BRCA1-associated proteins that form a BASC. (A–D) Components of the BASC coimmunoprecipitate. Immunoprecipitations were done with HeLa nuclear extracts (NE) (A–C) and 293T whole-cell extracts (TCL) (D). Antibodies and immunoprecipitation/Western conditions are described in the Materials and Methods section. (E) BRCA1 resides in a large complex of >2 MD. Components of the BASC complex cofractionate on DEAE and Superose 6 columns. HeLa nuclear extracts were fractionated and step eluted (0.2–0.4 m KCl) on a DEAE column. The majority of BRCA1 eluted in the 0.3 m fraction. The 0.3 m fraction was fractionated further on a Superose 6 gel filtration column. BRCA1 was detectable only in the void volume (>2 MD). Other components of BASC were detected as multiple peaks; all contain one peak in the void volume that co-elutes with BRCA1. Other peaks of smaller sizes exist independent of BRCA1. The majority of the RAD50 complex that is independent of BRCA1 elutes in the 0.2 m KCl on the DEAE column.

Figure 3

Colocalization of BRCA1 with BLM before and after exposure to genotoxic agents. (A–F) Asynchronous, logarithmically growing MCF7 cells were fixed with methanol/acetone and stained with antibodies to BRCA1 (Ab-1, Calbiochem) and BLM followed by the appropriate FITC and Cy3-conjugated secondary antibodies. (G–L) Cells were treated with 1 mm HU for 6–8 hr followed by fixation and staining. (M–O) Cells were exposed to 12 Gy of γ-irradiation and incubated for 8 hr prior to fixation and staining.

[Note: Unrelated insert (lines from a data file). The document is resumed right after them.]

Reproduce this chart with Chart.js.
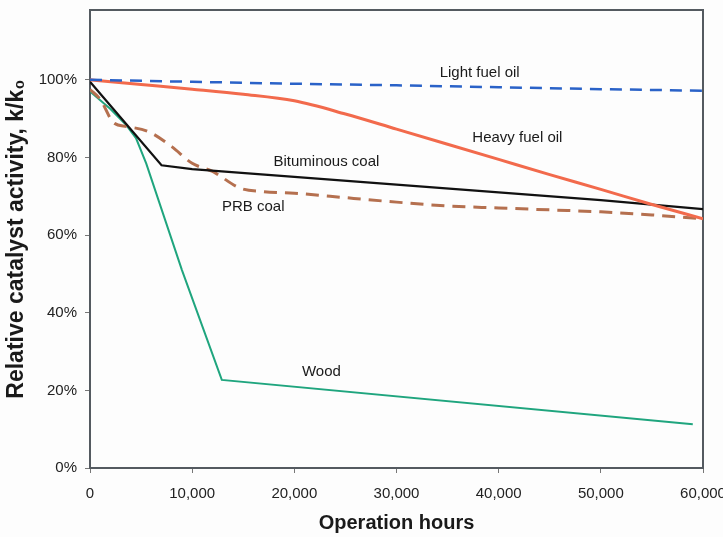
<!DOCTYPE html>
<html>
<head>
<meta charset="utf-8">
<script src="https://cdn.jsdelivr.net/npm/chart.js@4"></script>
<style>
    html, body { margin: 0; padding: 0; background: #fdfdfd; }
    #wrap { width: 723px; height: 537px; overflow: hidden; }
</style>
</head>
<body>
<div id="wrap"><canvas id="chart" width="723" height="537"></canvas></div>
<script>
// Data (hours, % activity)
const lightHours  = [0, 10000, 20000, 30000, 40000, 50000, 60000];
const lightValues = [100, 99.5, 99, 98.6, 98.1, 97.6, 97.2];

const heavyHours  = [0, 5000, 10000, 15000, 20000, 25000, 30000, 35000, 40000, 45000, 50000, 55000, 60000];
const heavyValues = [100, 98.8, 97.6, 96.3, 94.6, 91.2, 87.3, 83.4, 79.5, 75.6, 71.8, 67.9, 64.2];

const bitHours  = [0, 7000, 10000, 20000, 30000, 40000, 50000, 60000];
const bitValues = [99.5, 78, 77, 75, 73, 71, 69, 66.7];

const prbHours  = [0, 1000, 2300, 3600, 5700, 8000, 10000, 12000, 14700, 17000, 20000, 23500, 30000, 35000, 40000, 45000, 50000, 55000, 60000];
const prbValues = [97.5, 95, 89, 88, 86.7, 82.8, 78.5, 76.4, 72.1, 71.2, 70.8, 70, 68.5, 67.5, 67, 66.5, 66, 65.2, 64.2];

const woodHours  = [0, 2000, 3500, 4500, 5500, 9000, 12900, 59000];
const woodValues = [97, 92.5, 88.5, 85, 78.5, 51, 22.7, 11.3];

const yTicks = [0, 20, 40, 60, 80, 100];

// Inline series names, anchored in data units
const seriesLabels = [
    { text: 'Light fuel oil',   x: 38140, y: 101.8 },
    { text: 'Heavy fuel oil',   x: 41830, y: 85.05 },
    { text: 'Bituminous coal',  x: 23140, y: 78.9 },
    { text: 'PRB coal',         x: 15980, y: 67.35 },
    { text: 'Wood',             x: 22650, y: 24.7 }
];

const FONT = '"Liberation Sans", Arial, sans-serif';
const pts = (xs, ys) => xs.map((x, i) => ({ x: x, y: ys[i] }));

// Frame + labels
const framePlugin = {
    id: 'frame',
    beforeDatasetsDraw(chart) {
        const { ctx, chartArea: a } = chart;
        ctx.save();
        ctx.strokeStyle = '#545a60';
        ctx.lineWidth = 2;
        ctx.strokeRect(a.left, a.top, a.right - a.left, a.bottom - a.top);
        ctx.restore();
    },
    afterDatasetsDraw(chart) {
        const { ctx, scales } = chart;
        ctx.save();
        ctx.font = '15px ' + FONT;
        ctx.fillStyle = '#1a1a1a';
        ctx.textAlign = 'center';
        ctx.textBaseline = 'middle';
        seriesLabels.forEach(l => {
            ctx.fillText(l.text, scales.x.getPixelForValue(l.x), scales.y.getPixelForValue(l.y));
        });
        ctx.restore();
    }
};

new Chart(document.getElementById('chart'), {
    type: 'line',
    data: {
        datasets: [
            { label: 'Light fuel oil', data: pts(lightHours, lightValues), borderColor: '#2a62c8', borderWidth: 2.5, borderDash: [12, 8] },
            { label: 'Heavy fuel oil', data: pts(heavyHours, heavyValues), borderColor: '#f26a4c', borderWidth: 3, cubicInterpolationMode: 'monotone' },
            { label: 'Bituminous coal', data: pts(bitHours, bitValues), borderColor: '#111111', borderWidth: 2.2 },
            { label: 'PRB coal', data: pts(prbHours, prbValues), borderColor: '#b5704f', borderWidth: 3, borderDash: [13, 8], cubicInterpolationMode: 'monotone' },
            { label: 'Wood', data: pts(woodHours, woodValues), borderColor: '#1fa57e', borderWidth: 2 }
        ]
    },
    options: {
        responsive: false,
        animation: false,
        layout: { padding: { top: 10, right: 20, bottom: 0, left: 0 } },
        elements: { point: { radius: 0 }, line: { tension: 0 } },
        plugins: { legend: { display: false }, tooltip: { enabled: false } },
        scales: {
            x: {
                type: 'linear',
                min: 0, max: 60000,
                grid: { drawOnChartArea: false, tickLength: 5, color: '#777' },
                border: { display: false },
                ticks: {
                    stepSize: 10000, padding: 12, maxRotation: 0,
                    color: '#222',
                    font: { family: FONT, size: 15 },
                    callback: v => v.toLocaleString('en-US')
                },
                title: {
                    display: true, text: 'Operation hours', color: '#1a1a1a',
                    font: { family: FONT, size: 20, weight: 'bold' },
                    padding: { top: 2, bottom: 2 }
                },
                afterFit(scale) {
                    scale.height = 69;
                    scale.paddingLeft = 0;
                    scale.paddingRight = 0;
                }
            },
            y: {
                min: 0, max: 118,
                grid: { drawOnChartArea: false, tickLength: 5, color: '#777' },
                border: { display: false },
                afterBuildTicks(scale) {
                    scale.ticks = yTicks.map(v => ({ value: v }));
                },
                ticks: {
                    padding: 8,
                    color: '#222',
                    font: { family: FONT, size: 15 },
                    callback: v => v + '%'
                },
                title: {
                    display: true, text: 'Relative catalyst activity, k/k\u2080', color: '#1a1a1a',
                    font: { family: FONT, size: 23, weight: 'bold' },
                    padding: { top: 3, bottom: 0 }
                },
                afterFit(scale) {
                    scale.width = 90;
                    scale.paddingTop = 0;
                    scale.paddingBottom = 0;
                }
            }
        }
    },
    plugins: [framePlugin]
});
</script>
</body>
</html>
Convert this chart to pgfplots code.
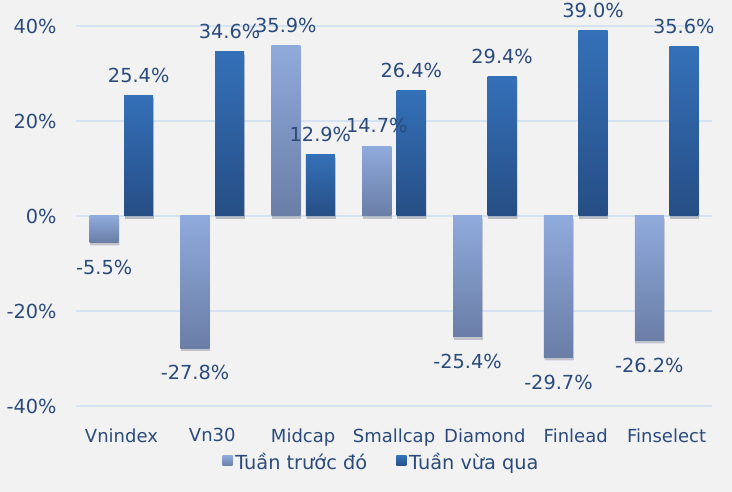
\documentclass[border=0pt]{standalone}
\usepackage{fontspec}
\setmainfont{DejaVu Sans}
\usepackage{pgfplots}
\pgfplotsset{compat=1.18}
\definecolor{bg}{HTML}{F2F2F2}
\definecolor{txt}{HTML}{2A4B7C}
\definecolor{gridc}{HTML}{D5E2F1}
\definecolor{lighttop}{HTML}{8FAADC}
\definecolor{lightbot}{HTML}{6A7EA6}
\definecolor{darktop}{HTML}{3470B8}
\definecolor{darkbot}{HTML}{264E85}
\pgfplotsset{
  shadow/.style={preaction={fill=black, opacity=0.14, transform canvas={xshift=0.5pt, yshift=-2.2pt}}},
  lb/.style={bar shift=-0.19, draw=none, shadow, top color=lighttop, bottom color=lightbot, forget plot},
  db/.style={bar shift=0.19, draw=none, shadow, top color=darktop, bottom color=darkbot, forget plot},
  neg/.style={every node near coord/.append style={inner ysep=13pt}},
}

\begin{document}
\begin{tikzpicture}[x=1pt,y=1pt]
\fill[bg] (0,0) rectangle (549,369);
\useasboundingbox (0,0) rectangle (549,369);
\begin{axis}[
  at={(57pt,64.5pt)}, anchor=south west,
  scale only axis, width=477pt, height=285pt,
  xmin=-0.5, xmax=6.5, ymin=-40, ymax=40,
  /pgf/number format/assume math mode=true,
  ytick={-40,-20,0,20,40},
  yticklabel={\pgfmathprintnumber{\tick}\%},
  xtick={0,...,6},
  xticklabels={Vnindex,Vn30,Midcap,Smallcap,Diamond,Finlead,Finselect},
  axis line style={draw=none},
  major tick style={draw=none},
  ymajorgrids, major grid style={gridc, line width=1.5pt},
  font=\fontsize{13.5}{16}\selectfont,
  ticklabel style={txt},
  yticklabel style={xshift=-11pt, font=\fontsize{14.5}{17}\selectfont},
  xticklabel style={yshift=-9pt},
  ybar, bar width=0.32,
  nodes near coords={\pgfmathprintnumber[fixed,fixed zerofill,precision=1]{\pgfplotspointmeta}\%},
  nodes near coords align={vertical},
  every node near coord/.append style={txt, font=\fontsize{14.5}{17}\selectfont, inner ysep=9.5pt},
  legend style={at={(0.481,-0.147)}, anchor=center, draw=none, fill=none,
    legend columns=2, text=txt, font=\fontsize{14.5}{17}\selectfont,
    /tikz/every even column/.append style={column sep=20pt}},
]
\addlegendimage{draw=none, legend image code/.code={\shade[draw=none, top color=lighttop, bottom color=lightbot] (0pt,-3pt) rectangle (7.5pt,4.5pt);}}
\addlegendentry{Tuần trước đó}
\addlegendimage{draw=none, legend image code/.code={\shade[draw=none, top color=darktop, bottom color=darkbot] (0pt,-3pt) rectangle (7.5pt,4.5pt);}}
\addlegendentry{Tuần vừa qua}

% Tuần trước đó
\addplot[lb, neg] coordinates {(0,-5.5)};
\addplot[lb, neg] coordinates {(1,-27.8)};
\addplot[lb] coordinates {(2,35.9)};
\addplot[lb] coordinates {(3,14.7)};
\addplot[lb, neg] coordinates {(4,-25.4)};
\addplot[lb, neg] coordinates {(5,-29.7)};
\addplot[lb, neg] coordinates {(6,-26.2)};

% Tuần vừa qua
\addplot[db] coordinates {(0,25.4)};
\addplot[db] coordinates {(1,34.6)};
\addplot[db] coordinates {(2,12.9)};
\addplot[db] coordinates {(3,26.4)};
\addplot[db] coordinates {(4,29.4)};
\addplot[db] coordinates {(5,39.0)};
\addplot[db] coordinates {(6,35.6)};
\end{axis}
\end{tikzpicture}
\end{document}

Confocal images were captured at 1260× magnification.

Figure 4

Cell cycle dependent colocalization of BRCA1 with the MRE11–RAD50–NBS1 complex after ionizing radiation. (A–C,M–O) Asynchronous MCF7 cells were fixed and stained with (A–C) anti-RAD50 and anti-BRCA1 or (M–O) anti-MRE11 and anti-BRCA1 antibodies. Asynchronous (D–F,P–R), G₀/G₁ arrested (G–I,S–U), or S-phase synchronized (J–L,V–X) MCF7 cells were exposed to 12 Gy of γ-irradiation then incubated for 5 hr prior to fixation and immunostaining. Appropriate FITC or Cy3-conjugated secondary antibodies were used for indirect visualization of the epitopes. Confocal images were captured on a Bio-Rad confocal microscope at 1260× magnification.

Figure 5

Relocalization of the RAD50–MRE11–NBS1 complex following exposure to ionizing radiation or HU is independent of BRCA1. Exponentially growing HCC1937 cells were either left untreated (A,D), exposed to 12 Gy of ionizing radiation followed by an 8-hr incubation (B,E), or treated with 1 mm HU for 8 hr (C,F). Cells were fixed and stained with antibodies to NBS1 (Novus) or MRE11 (Novus) as indicated. (A,D) Cells without foci; (B,C,E,F) cells that contain foci. Confocal images were captured at 1260× magnification. The percentage of cells with foci in each condition was determined by scoring cells as positive if they contained >10 foci. In each experiment, >200 cells were counted.

Figure 6

Colocalization of RAD50, MRE11, BRCA1, and BLM following treatment of cells with HU. Asynchronous MCF7 cells were treated with 1 mm HU for 4–8 hr. Cells were fixed and stained with the following antibodies: (A–C) anti-RAD50 (13B3, GeneTex) and anti-BRCA1 (Ab-2, Neomarkers); (D–F) anti-MRE11 (12D, GeneTex) and anti-BRCA1 (Ab-2 NeoMarkers); (G–I) anti-MRE11 (12D7 GeneTex); and affinity-purified polyclonal anti-BLM; (J–L) anti-RAD50 (13B3, GeneTex) and affinity-purified polyclonal anti-BLM. Confocal images were captured at 1260× magnification. It should be noted that the majority of cells after HU treatment did not appear significantly different from the untreated cells. However, ∼10% showed redistribution into nuclear foci as represented in these images.

Figure 7

Colocalization of BLM, BRCA1, and RAD50 with PCNA following treatment with HU. Cells were left either untreated or exposed to 1 mm HU for 7 hr. Then, cells were fixed by methanol/acetone treatment and stained by indirect immunofluorescence with the following primary antibodies: (A–F) anti-PCNA (PC10, Santa Cruz) and anti-BRCA1 (Ab-2, Neomarkers); (G–L) anti-PCNA (PC10, Santa Cruz) and anti-BLM; (M–R) anti-PCNA (FL261, Santa Cruz) and anti-RAD50 (GeneTex). Appropriate Cy3- or FITC-conjugated secondary antibodies were used and confocal images were captured at 1260× magnification. It should be noted that the majority of cells after HU treatment did not appear significantly different from the untreated cells. However, ∼10% showed redistribution into nuclear foci as represented in these images.